We were recently confronted with a similar issue in Beroes v. Florida Department of Revenue, 958 So.2d 489 (Fla. 3d DCA 2007), where the trial court entered its final judgment of dissolution of marriage in 2000. Id. at 491. The judgment included a provision in which the court retained jurisdiction over the parties and the subject matter. Id. The judgment also included two other provisions which the court subsequently struck in which the eourt had reserved jurisdiction over the issue of child support, custody, and visitation. Id. Two years later, the Department of Revenue filed a Supplemental Petition for Modification of Final Judgment on the mother’s behalf. Id. We concluded that the trial court had jurisdiction to award child support but held that it was improper to award retroactive child support modification which preceded the date of the filing of a petition for modification. Id. 493-94.

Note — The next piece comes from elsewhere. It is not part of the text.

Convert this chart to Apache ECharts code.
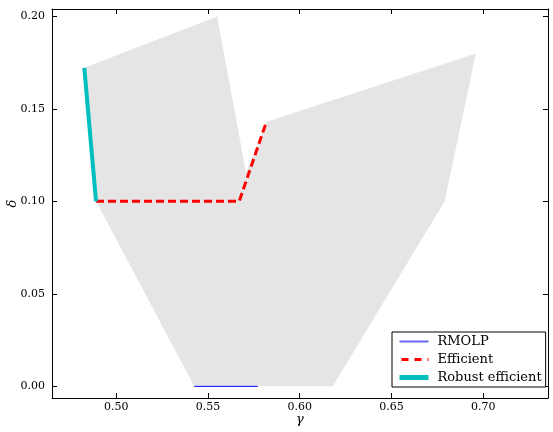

*650Here, the mother filed a Motion to Clarify Final Judgment of Dissolution of Marriage on July 8, 1997, seeking authorization for the child to travel to Colombia without the father’s authorization. The mother obtained the father’s written consent, which she filed with the motion, along with a “Custodial and Parental Rights Agreement.” Nowhere in those proceedings did the mother assert that the child support previously awarded was “incorrect.” Additionally, she aborted the efforts made on her behalf by the Department of Revenue to enforce even the amount ordered in the final judgment. More than eleven years lapsed between the date on which the court entered its final judgment and the filing of the mother’s motion for contempt during which the mother did nothing to collect any child support, let alone seek a modification. Thus, assuming the trial court could properly reserve jurisdiction in the final judgment to modify support retroactively, the mother waived her right to seek such a retroactive modification by waiting over eleven years.
Conclusion
We vacate the retroactive child support award of $110,506.44, and remand the cause for recalculation of the arrearage child support amount retroactive only to the date of the mother’s petition for modification. We note that the parties raised various arguments in this appeal independent of the retroactive child support issue, but we decline to address these. Therefore, we otherwise affirm the other conclusions contained in the final Report and Recommendations of the General Magistrate, and Order Denying Exceptions.
Reversed in part, affirmed in part and remanded.